ABSTRACT

The Ermitazh Gardens on Carriage Row (Karyetnyy ryad) where the Hermitage Theatre stood are frequently confused with the Ermitazh Pleasure Gardens-a kind of Muscovite Tivoli Gardens managed by the impresario M.V.Lentovskiy, which boasted an open-air theatre. The former were opened in 1894 by the ubiquitous Ya.V.Shchukin, who owned the theatre which backed on to them facing Carriage Row, where the Miniature Theatre (Moskovskiy Teatr Miniatyur) stands today. The name of the theatre derived from its garden setting and meant, literally, ‘a recluse’s shelter’ or ‘hermitage’. At the time when the Art Theatre company moved in, it had been run more like a music-hall than a monastery.
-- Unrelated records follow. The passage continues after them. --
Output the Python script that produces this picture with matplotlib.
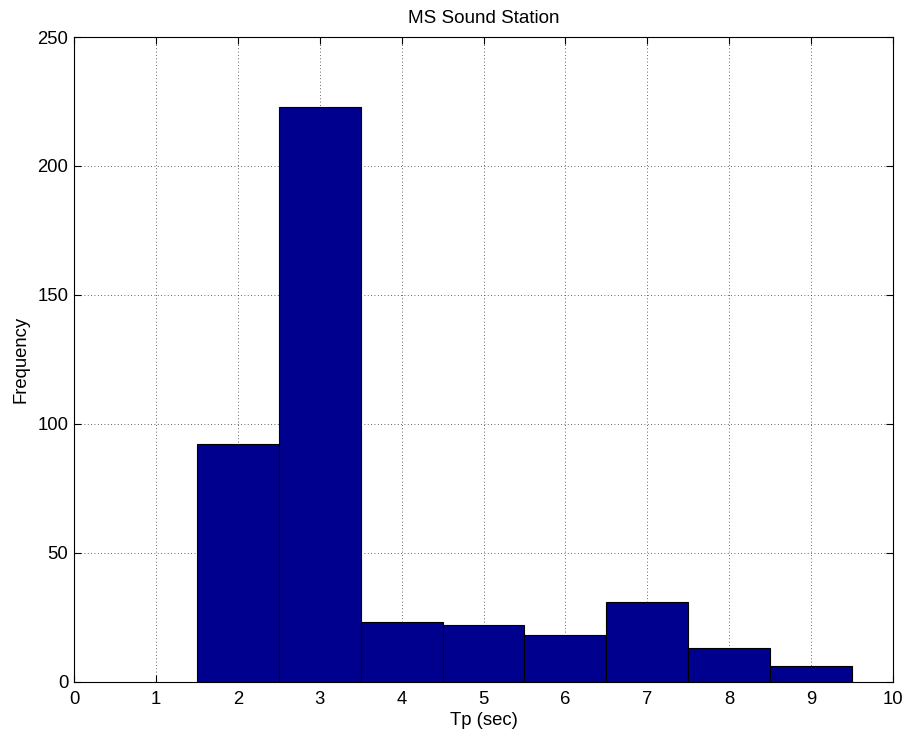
import numpy as np
import matplotlib
matplotlib.use("Agg")
import matplotlib.pyplot as plt

# Histogram of peak wave period
bin_centers = [2, 3, 4, 5, 6, 7, 8, 9]
counts = [92, 223, 23, 22, 18, 31, 13, 6]
x_ticks = list(range(0, 11))
y_ticks = [0, 50, 100, 150, 200, 250]

plt.rcParams['font.family'] = ['Liberation Sans', 'DejaVu Sans']
plt.rcParams['font.size'] = 13.3

fig = plt.figure(figsize=(9.07, 7.38), dpi=100)
ax = fig.add_axes([74 / 907, 1 - 681.5 / 738, (893 - 74) / 907, (681.5 - 37) / 738])

ax.bar(bin_centers, counts, width=1.0, color="#00008F", edgecolor="black", linewidth=0.8, zorder=2)

ax.set_xlim(0, 10)
ax.set_ylim(0, 250)
ax.set_xticks(x_ticks)
ax.set_yticks(y_ticks)
ax.grid(True, linestyle=(0, (1, 3)), color="#333333", linewidth=0.6, zorder=0)
ax.set_axisbelow(True)
ax.tick_params(direction="in", top=True, right=True, length=5, width=0.8)
ax.tick_params(axis="x", pad=7)
ax.tick_params(axis="y", pad=4)
for s in ax.spines.values():
    s.set_linewidth(0.8)
    s.set_zorder(3)

ax.set_xlabel("Tp (sec)", labelpad=3)
ax.set_ylabel("Frequency", labelpad=6)
ax.set_title("MS Sound Station", pad=10, fontsize=13.6)

fig.savefig("out.png", dpi=100)
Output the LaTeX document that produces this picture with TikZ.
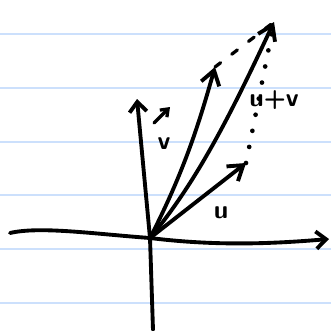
\documentclass[tikz,border=0pt]{standalone}
\usetikzlibrary{arrows.meta}
\definecolor{ruled}{RGB}{204,224,252}
\definecolor{ink}{RGB}{0,0,0}
\tikzset{
  rule/.style    = {draw=ruled, line width=2.3pt},
  pen/.style     = {draw=ink, line width=3.3pt, line cap=round, line join=round},
  vecpen/.style  = {pen, -{Straight Barb[length=4.2mm, width=5.6mm]}},
  axispen/.style = {pen, -{Straight Barb[length=3mm, width=5.2mm]}},
  % dotted and dashed guides for the parallelogram
  dotguide/.style  = {pen, line width=4pt, dash pattern=on 0pt off 14pt},
  dashguide/.style = {pen, line width=2.8pt, dash pattern=on 6pt off 12pt},
  hand/.style    = {font=\sffamily\bfseries\fontsize{22}{22}\selectfont,
                    text=ink, inner sep=0pt},
}

\begin{document}
\begin{tikzpicture}[x=0.3mm, y=-0.3mm]
    \useasboundingbox (0,0) rectangle (331,331);
    \fill[white] (0,0) rectangle (331,331);

    \foreach \y in {34,88,142,195,249,303}
      \draw[rule] (0,\y) -- (331,\y);

    \coordinate (O)  at (150,238);
    \coordinate (xl) at (10,233);
    \coordinate (xr) at (329,239);
    \coordinate (yb) at (153,330);
    \coordinate (yt) at (137,99);
    \coordinate (vt) at (215,67);
    \coordinate (ut) at (246,163);
    \coordinate (st) at (274,22);
    \coordinate (va) at (154,123);
    \coordinate (vb) at (170,107);

    \draw[axispen] (xl) .. controls (40,226) and (95,234) .. (O)
                        .. controls (215,246) and (270,244) .. (xr);
    \draw[axispen] (yb) -- (O) -- (yt);

    \draw[vecpen] (O) -- (ut);
    \draw[vecpen] (O) .. controls (185,170) and (200,120) .. (vt);
    \draw[vecpen] (O) .. controls (200,178) and (235,105) .. (st);

    \draw[dotguide] (ut) -- (st);
    \draw[dashguide] (vt) -- (st);

    \node[hand] (lu)  at (221,213) {u};
    \node[hand] (luv) at (274,100) {u+v};
    \node[hand] (lv)  at (164,144) {v};
    \draw[pen, line width=2.8pt, -{Straight Barb[length=2mm, width=3mm]}] (va) -- (vb);
  \end{tikzpicture}
\end{document}
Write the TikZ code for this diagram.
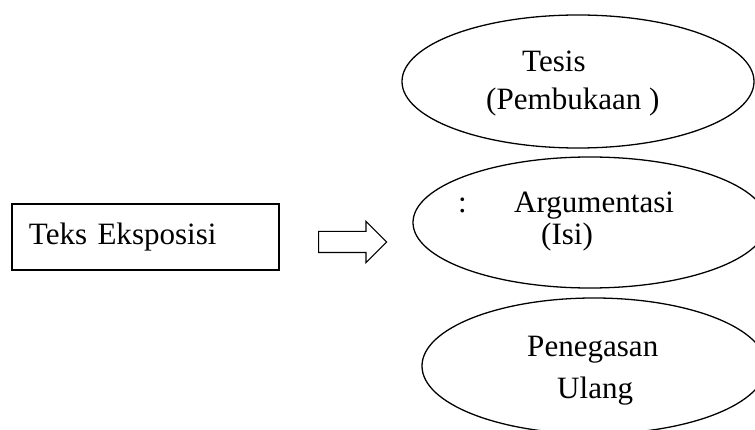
\documentclass[tikz,border=0pt]{standalone}
\usepackage{fontspec}
\setmainfont{Liberation Serif}
\usetikzlibrary{shapes.geometric,shapes.arrows,positioning}
\tikzset{teksbox/.style={draw,line width=1.5pt,text width=6.99cm,align=left,inner xsep=0.51cm,
    inner ysep=0pt,minimum height=1.98cm,font=\fontsize{26.5}{32}\selectfont},
  bagian/.style={draw,ellipse,line width=1.1pt,inner sep=0pt},
  tulisan/.style={anchor=base west,inner sep=0pt,font=\fontsize{26.5}{32}\selectfont},
  panahblok/.style={draw,single arrow,line width=0.9pt,inner xsep=0pt,inner ysep=0.3cm,
    single arrow head extend=0.3cm,minimum height=2.04cm}}

\begin{document}
\begin{tikzpicture}[x=0.03cm,y=-0.03cm]
% 1 unit = 1 px of the 755 x 430 frame
\clip (0,0) rectangle (755,430);
\node[teksbox] (teks) at (145.5,237) {Teks Eksposisi};
\node[panahblok,anchor=tail] (panah) at (318,242) {};
% the three parts
\node[bagian,minimum width=10.56cm,minimum height=3.99cm] (tesis) at (578,81.5) {};
\node[bagian,minimum width=10.62cm,minimum height=3.93cm] (argumen) at (590,222.5) {};
\node[bagian,minimum width=10.32cm,minimum height=4.08cm] (penegasan) at (594,366) {};
\node[tulisan] (tesisA) at (522,72) {Tesis};
\node[tulisan] (tesisB) at (486,110) {(Pembukaan )};
\node[tulisan] (titik) at (458,213) {:};
\node[tulisan] (argumenA) at (514,213) {Argumentasi};
\node[tulisan] (argumenB) at (541,245) {(Isi)};
\node[tulisan] (penegasanA) at (527,357) {Penegasan};
\node[tulisan] (penegasanB) at (557,398) {Ulang};
\end{tikzpicture}
\end{document}
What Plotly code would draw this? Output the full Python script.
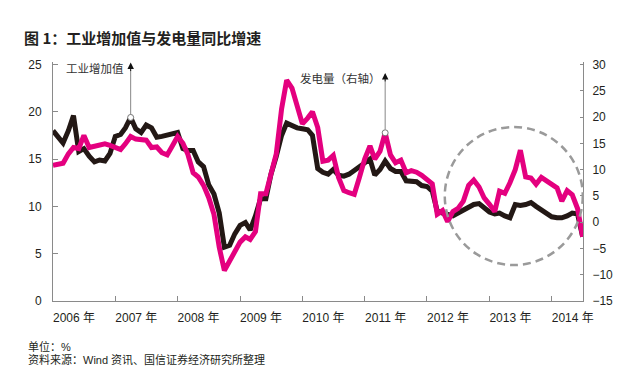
import pandas as pd
import plotly.graph_objects as go

# Monthly observations, Jan 2006 .. Jul 2014
months = [d.strftime("%Y-%m-%d") for d in pd.date_range("2006-01-01", periods=103, freq="MS")]

# Industrial value added YoY (%), left axis
industrial = [
    18.0, 17.3, 16.7, 18.0, 19.6, 15.8, 16.1, 15.3, 14.7, 14.9, 14.8, 15.6,
    17.4, 17.6, 18.3, 19.4, 18.2, 17.8, 18.6, 18.3, 17.3, 17.4, 17.5, 17.7,
    17.8, 16.1, 15.9, 15.9, 14.7, 14.2, 12.3, 11.3, 9.3, 5.7, 5.9, 7.1,
    8.0, 8.3, 7.5, 9.0, 10.8, 10.8, 13.4, 15.3, 17.5, 18.8, 18.5, 18.3,
    18.2, 18.1, 17.5, 14.0, 13.6, 13.4, 13.9, 13.3, 13.2, 13.4, 13.8, 14.2,
    14.6, 15.0, 13.3, 13.9, 14.8, 14.0, 13.7, 13.7, 12.7, 12.7, 12.6, 12.2,
    12.1, 11.6, 9.5, 9.3, 9.1, 9.0, 9.3, 9.6, 9.9, 10.2, 10.3, 9.8,
    9.4, 9.2, 9.3, 9.0, 8.8, 10.2, 10.1, 10.2, 10.4, 10.0, 9.6, 9.2,
    8.9, 8.8, 8.8, 9.0, 9.3, 9.2, 6.8,
]

# Power generation YoY (%), right axis
power = [
    10.8, 10.9, 11.2, 13.0, 14.2, 14.0, 16.5, 14.2, 14.4, 14.6, 14.9, 14.6,
    14.2, 13.8, 14.9, 16.3, 15.8, 15.6, 15.6, 14.2, 14.3, 13.2, 12.8, 14.5,
    16.3, 15.0, 12.9, 9.4, 8.6, 7.0, 4.7, 1.5, -4.8, -9.2, -7.3, -5.3,
    -3.8, -2.8, -3.3, -1.8, 5.4, 5.4, 9.4, 13.0, 21.5, 27.0, 25.5, 22.3,
    18.7, 19.8, 21.0, 18.0, 11.6, 11.8, 12.7, 8.5, 6.0, 5.6, 5.3, 8.5,
    12.0, 14.5, 12.0, 13.5, 17.0, 12.8, 11.3, 11.8, 9.4, 9.8, 9.5, 8.9,
    8.0, 7.3, 1.5, 2.2, 0.1, 2.0, 2.6, 4.0, 7.0, 8.0, 6.7, 4.6,
    3.4, 2.0, 5.9, 5.5, 7.5, 10.0, 13.7, 8.6, 8.4, 7.2, 8.5, 7.8,
    7.0, 6.5, 4.0, 6.0, 5.2, 2.6, -2.8,
]

years = list(range(2006, 2015))
year_ticks = [f"{y}-01-01" for y in years]
year_labels = [f"{y} 年" for y in years]

left_ticks = [0, 5, 10, 15, 20, 25]
right_ticks = [-15, -10, -5, 0, 5, 10, 15, 20, 25, 30]
right_labels = [str(v).replace("-", "\u2212") for v in right_ticks]

BLACK = "#231815"
PINK = "#e4007f"
AXIS = "#8a8a8a"
TXT = "#231f20"
FONT = "Liberation Sans, Arial, Noto Sans CJK SC, sans-serif"
CJK = "Noto Sans CJK SC, Liberation Sans, sans-serif"
LAT_CJK = "Liberation Sans, Noto Sans CJK SC, sans-serif"

fig = go.Figure()
fig.add_trace(go.Scatter(x=months, y=industrial, mode="lines", name="工业增加值",
                         line=dict(color=BLACK, width=5), yaxis="y"))
fig.add_trace(go.Scatter(x=months, y=power, mode="lines", name="发电量",
                         line=dict(color=PINK, width=5), yaxis="y2"))

# marker circles at annotated points
fig.add_trace(go.Scatter(x=[months[15]], y=[industrial[15]], mode="markers", yaxis="y",
                         marker=dict(size=6, color="white", line=dict(color="#777", width=1)),
                         showlegend=False, hoverinfo="skip"))
fig.add_trace(go.Scatter(x=[months[64]], y=[power[64]], mode="markers", yaxis="y2",
                         marker=dict(size=6, color="white", line=dict(color="#777", width=1)),
                         showlegend=False, hoverinfo="skip"))

shapes = [
    # gray leader lines
    dict(type="line", xref="x", yref="y", x0=months[15], x1=months[15],
         y0=industrial[15] + 0.3, y1=24.4, line=dict(color="#888", width=1)),
    dict(type="line", xref="x", yref="y2", x0=months[64], x1=months[64],
         y0=power[64] + 0.6, y1=27.0, line=dict(color="#888", width=1)),
    # dashed highlight circle
    dict(type="circle", xref="paper", yref="paper", x0=0.7392, x1=0.9996, y0=0.1506, y1=0.728,
         line=dict(color="#9a9a9a", width=2.5, dash="8px,5px")),
]

# page offset (browser body margin)
OFF = 8
W, H = 640 - OFF, 392 - OFF
L, R, T, B = 53 - OFF, 57, 62 - OFF, 91
pw, ph = W - L - R, H - T - B

annotations = [
    dict(x=months[15], y=25.2, xref="x", yref="y", ax=0, ay=10, text="",
         showarrow=True, arrowhead=2, arrowsize=1.3, arrowwidth=1, arrowcolor="#111"),
    dict(x=months[64], y=28.4, xref="x", yref="y2", ax=0, ay=10, text="",
         showarrow=True, arrowhead=2, arrowsize=1.3, arrowwidth=1, arrowcolor="#111"),
]

# texts placed by page pixel position
texts = [
    dict(text="工业增加值", x=95, y=68, xanchor="center", size=11.5, color="#333", fam=CJK),
    dict(text="发电量（右轴）", x=340, y=78, xanchor="center", size=11.5, color="#333", fam=CJK),
    dict(text="<b>图 1：工业增加值与发电量同比增速</b>", x=22, y=37, xanchor="left", size=15,
         color=TXT, fam=CJK),
    dict(text="单位：%", x=26, y=346, xanchor="left", size=11, color=TXT, fam=LAT_CJK),
    dict(text="资料来源：Wind 资讯、国信证券经济研究所整理", x=26, y=359.5, xanchor="left",
         size=11, color=TXT, fam=LAT_CJK),
]
for t in texts:
    annotations.append(dict(
        text=t["text"], showarrow=False, xref="paper", yref="paper",
        x=(t["x"] - OFF - L) / pw, y=1 - (t["y"] - OFF - T) / ph,
        xanchor=t["xanchor"], yanchor="middle", align="left",
        font=dict(family=t["fam"], size=t["size"], color=t["color"]),
    ))

fig.update_layout(
    width=W, height=H,
    margin=dict(l=L, r=R, t=T, b=B),
    paper_bgcolor="white", plot_bgcolor="white",
    showlegend=False,
    font=dict(family=FONT, size=12, color=TXT),
    xaxis=dict(
        type="date", range=["2006-01-01", "2014-07-03"],
        tickvals=year_ticks, ticktext=year_labels,
        ticks="inside", ticklen=5, tickcolor=AXIS, tickwidth=1,
        showline=True, linecolor=AXIS, linewidth=1, showgrid=False, zeroline=False,
        ticklabelshift=21, ticklabelstandoff=6,
        tickfont=dict(family=FONT, size=12, color=TXT),
    ),
    yaxis=dict(
        range=[0, 25.26], tickvals=left_ticks,
        ticks="inside", ticklen=5, tickcolor=AXIS,
        showline=True, linecolor=AXIS, linewidth=1, showgrid=False, zeroline=False,
        ticklabelstandoff=8,
        tickfont=dict(family=FONT, size=12, color=TXT),
    ),
    yaxis2=dict(
        range=[-15, 30.47], tickvals=right_ticks, ticktext=right_labels,
        overlaying="y", side="right",
        ticks="inside", ticklen=3, tickcolor=AXIS,
        showline=True, linecolor=AXIS, linewidth=1, showgrid=False, zeroline=False,
        ticklabelstandoff=6,
        tickfont=dict(family=FONT, size=12, color=TXT),
    ),
    shapes=shapes,
    annotations=annotations,
)

fig.write_html("out.html")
Stanislavsky’s reminiscences capture the atmosphere of a rather seedy venue:

The Ermitazh in Karyetnyy ryad was in a terrible state, dusty, uncomfortable, unheated, with the smell of beer and some sort of acid that had remained from the summer use of the building. There was a garden and the public was entertained with various divertissements in the open air, but in inclement weather the entertainment would be carried over into the theatre. The furnishings of the theatre had been intended for garden audiences and were tasteless. This could be seen in the choice of colours, in the cheap decorations, in the miserable attempt at luxury, in the posters hung on the walls, in the stage curtain with its advertisements, in the uniforms of the ushers, in the choice of food in the buffet and in the entire insulting character of the building and the disorder of the house.